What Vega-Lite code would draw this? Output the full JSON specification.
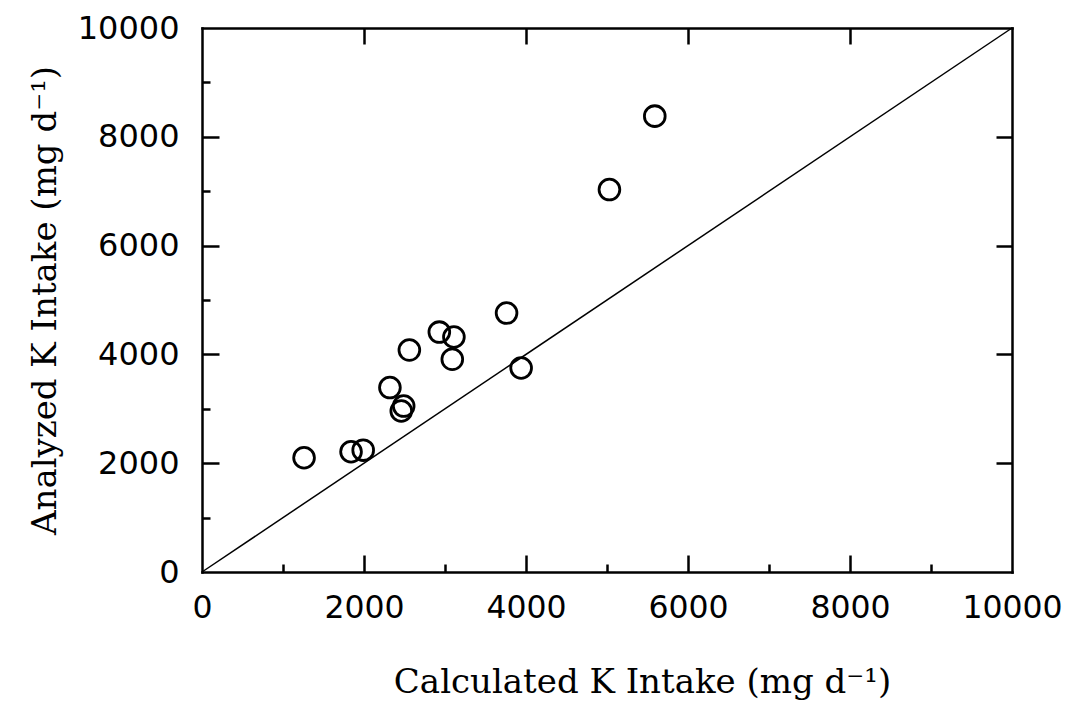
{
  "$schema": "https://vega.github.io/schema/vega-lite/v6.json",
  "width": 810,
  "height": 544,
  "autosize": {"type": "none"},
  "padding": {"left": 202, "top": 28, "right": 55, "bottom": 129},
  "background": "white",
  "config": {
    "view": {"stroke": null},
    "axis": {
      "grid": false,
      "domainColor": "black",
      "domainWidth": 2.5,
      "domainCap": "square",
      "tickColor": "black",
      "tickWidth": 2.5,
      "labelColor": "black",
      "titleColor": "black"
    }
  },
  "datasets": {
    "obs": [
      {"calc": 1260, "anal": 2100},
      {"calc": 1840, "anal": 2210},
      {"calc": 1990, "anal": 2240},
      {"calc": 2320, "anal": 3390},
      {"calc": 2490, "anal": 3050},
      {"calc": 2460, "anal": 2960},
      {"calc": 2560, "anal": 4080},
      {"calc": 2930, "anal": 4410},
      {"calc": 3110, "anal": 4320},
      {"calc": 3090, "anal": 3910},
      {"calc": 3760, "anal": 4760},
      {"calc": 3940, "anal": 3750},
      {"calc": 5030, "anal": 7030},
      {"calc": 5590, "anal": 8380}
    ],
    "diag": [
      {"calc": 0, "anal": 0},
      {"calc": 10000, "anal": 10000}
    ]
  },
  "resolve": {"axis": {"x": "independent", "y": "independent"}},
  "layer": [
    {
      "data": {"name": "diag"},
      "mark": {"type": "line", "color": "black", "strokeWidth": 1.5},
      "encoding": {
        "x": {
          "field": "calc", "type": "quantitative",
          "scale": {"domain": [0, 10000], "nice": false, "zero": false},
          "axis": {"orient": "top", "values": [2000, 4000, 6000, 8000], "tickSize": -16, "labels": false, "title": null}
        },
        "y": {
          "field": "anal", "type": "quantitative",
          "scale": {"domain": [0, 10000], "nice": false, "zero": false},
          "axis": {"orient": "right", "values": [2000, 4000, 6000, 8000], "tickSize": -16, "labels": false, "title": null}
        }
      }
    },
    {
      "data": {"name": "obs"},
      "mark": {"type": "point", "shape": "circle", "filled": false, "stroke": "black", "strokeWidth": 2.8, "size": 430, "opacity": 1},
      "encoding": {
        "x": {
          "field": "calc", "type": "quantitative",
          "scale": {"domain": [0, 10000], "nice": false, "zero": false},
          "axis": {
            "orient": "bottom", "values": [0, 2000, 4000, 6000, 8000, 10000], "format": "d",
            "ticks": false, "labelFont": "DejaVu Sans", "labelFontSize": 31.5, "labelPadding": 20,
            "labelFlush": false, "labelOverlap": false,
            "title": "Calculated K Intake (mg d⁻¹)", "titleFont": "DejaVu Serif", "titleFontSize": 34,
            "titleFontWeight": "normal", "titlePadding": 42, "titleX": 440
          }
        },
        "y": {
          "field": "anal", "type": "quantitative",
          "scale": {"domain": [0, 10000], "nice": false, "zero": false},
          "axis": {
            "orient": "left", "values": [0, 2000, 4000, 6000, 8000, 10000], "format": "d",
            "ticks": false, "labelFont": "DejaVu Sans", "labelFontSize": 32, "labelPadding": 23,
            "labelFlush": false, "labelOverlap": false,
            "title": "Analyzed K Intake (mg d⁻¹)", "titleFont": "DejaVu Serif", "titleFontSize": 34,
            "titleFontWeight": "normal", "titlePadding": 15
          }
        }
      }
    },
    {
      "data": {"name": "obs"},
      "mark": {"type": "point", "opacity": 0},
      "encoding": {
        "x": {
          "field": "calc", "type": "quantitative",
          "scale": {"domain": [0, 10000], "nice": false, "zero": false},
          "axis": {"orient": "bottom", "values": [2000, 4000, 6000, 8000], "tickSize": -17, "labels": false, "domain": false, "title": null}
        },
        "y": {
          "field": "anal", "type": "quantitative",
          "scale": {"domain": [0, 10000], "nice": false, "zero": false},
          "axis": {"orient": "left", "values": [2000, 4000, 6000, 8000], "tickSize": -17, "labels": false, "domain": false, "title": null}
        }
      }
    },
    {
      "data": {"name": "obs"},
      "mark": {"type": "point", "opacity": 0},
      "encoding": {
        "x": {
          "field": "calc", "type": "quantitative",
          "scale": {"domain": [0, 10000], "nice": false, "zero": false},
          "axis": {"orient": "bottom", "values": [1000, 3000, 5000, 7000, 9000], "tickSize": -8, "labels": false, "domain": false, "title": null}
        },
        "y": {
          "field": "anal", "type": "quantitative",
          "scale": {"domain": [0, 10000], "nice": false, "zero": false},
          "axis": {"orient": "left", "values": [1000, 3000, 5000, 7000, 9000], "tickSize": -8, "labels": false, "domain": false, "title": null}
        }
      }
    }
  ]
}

#### WRITTEN REQUEST
Reproduce each line word for word and drop the pictures.

#### EXERCISE RESULT
What Vega-Lite code would draw this? Output the full JSON specification.
{
  "$schema": "https://vega.github.io/schema/vega-lite/v6.json",
  "width": 810,
  "height": 544,
  "autosize": {"type": "none"},
  "padding": {"left": 202, "top": 28, "right": 55, "bottom": 129},
  "background": "white",
  "config": {
    "view": {"stroke": null},
    "axis": {
      "grid": false,
      "domainColor": "black",
      "domainWidth": 2.5,
      "domainCap": "square",
      "tickColor": "black",
      "tickWidth": 2.5,
      "labelColor": "black",
      "titleColor": "black"
    }
  },
  "datasets": {
    "obs": [
      {"calc": 1260, "anal": 2100},
      {"calc": 1840, "anal": 2210},
      {"calc": 1990, "anal": 2240},
      {"calc": 2320, "anal": 3390},
      {"calc": 2490, "anal": 3050},
      {"calc": 2460, "anal": 2960},
      {"calc": 2560, "anal": 4080},
      {"calc": 2930, "anal": 4410},
      {"calc": 3110, "anal": 4320},
      {"calc": 3090, "anal": 3910},
      {"calc": 3760, "anal": 4760},
      {"calc": 3940, "anal": 3750},
      {"calc": 5030, "anal": 7030},
      {"calc": 5590, "anal": 8380}
    ],
    "diag": [
      {"calc": 0, "anal": 0},
      {"calc": 10000, "anal": 10000}
    ]
  },
  "resolve": {"axis": {"x": "independent", "y": "independent"}},
  "layer": [
    {
      "data": {"name": "diag"},
      "mark": {"type": "line", "color": "black", "strokeWidth": 1.5},
      "encoding": {
        "x": {
          "field": "calc", "type": "quantitative",
          "scale": {"domain": [0, 10000], "nice": false, "zero": false},
          "axis": {"orient": "top", "values": [2000, 4000, 6000, 8000], "tickSize": -16, "labels": false, "title": null}
        },
        "y": {
          "field": "anal", "type": "quantitative",
          "scale": {"domain": [0, 10000], "nice": false, "zero": false},
          "axis": {"orient": "right", "values": [2000, 4000, 6000, 8000], "tickSize": -16, "labels": false, "title": null}
        }
      }
    },
    {
      "data": {"name": "obs"},
      "mark": {"type": "point", "shape": "circle", "filled": false, "stroke": "black", "strokeWidth": 2.8, "size": 430, "opacity": 1},
      "encoding": {
        "x": {
          "field": "calc", "type": "quantitative",
          "scale": {"domain": [0, 10000], "nice": false, "zero": false},
          "axis": {
            "orient": "bottom", "values": [0, 2000, 4000, 6000, 8000, 10000], "format": "d",
            "ticks": false, "labelFont": "DejaVu Sans", "labelFontSize": 31.5, "labelPadding": 20,
            "labelFlush": false, "labelOverlap": false,
            "title": "Calculated K Intake (mg d⁻¹)", "titleFont": "DejaVu Serif", "titleFontSize": 34,
            "titleFontWeight": "normal", "titlePadding": 42, "titleX": 440
          }
        },
        "y": {
          "field": "anal", "type": "quantitative",
          "scale": {"domain": [0, 10000], "nice": false, "zero": false},
          "axis": {
            "orient": "left", "values": [0, 2000, 4000, 6000, 8000, 10000], "format": "d",
            "ticks": false, "labelFont": "DejaVu Sans", "labelFontSize": 32, "labelPadding": 23,
            "labelFlush": false, "labelOverlap": false,
            "title": "Analyzed K Intake (mg d⁻¹)", "titleFont": "DejaVu Serif", "titleFontSize": 34,
            "titleFontWeight": "normal", "titlePadding": 15
          }
        }
      }
    },
    {
      "data": {"name": "obs"},
      "mark": {"type": "point", "opacity": 0},
      "encoding": {
        "x": {
          "field": "calc", "type": "quantitative",
          "scale": {"domain": [0, 10000], "nice": false, "zero": false},
          "axis": {"orient": "bottom", "values": [2000, 4000, 6000, 8000], "tickSize": -17, "labels": false, "domain": false, "title": null}
        },
        "y": {
          "field": "anal", "type": "quantitative",
          "scale": {"domain": [0, 10000], "nice": false, "zero": false},
          "axis": {"orient": "left", "values": [2000, 4000, 6000, 8000], "tickSize": -17, "labels": false, "domain": false, "title": null}
        }
      }
    },
    {
      "data": {"name": "obs"},
      "mark": {"type": "point", "opacity": 0},
      "encoding": {
        "x": {
          "field": "calc", "type": "quantitative",
          "scale": {"domain": [0, 10000], "nice": false, "zero": false},
          "axis": {"orient": "bottom", "values": [1000, 3000, 5000, 7000, 9000], "tickSize": -8, "labels": false, "domain": false, "title": null}
        },
        "y": {
          "field": "anal", "type": "quantitative",
          "scale": {"domain": [0, 10000], "nice": false, "zero": false},
          "axis": {"orient": "left", "values": [1000, 3000, 5000, 7000, 9000], "tickSize": -8, "labels": false, "domain": false, "title": null}
        }
      }
    }
  ]
}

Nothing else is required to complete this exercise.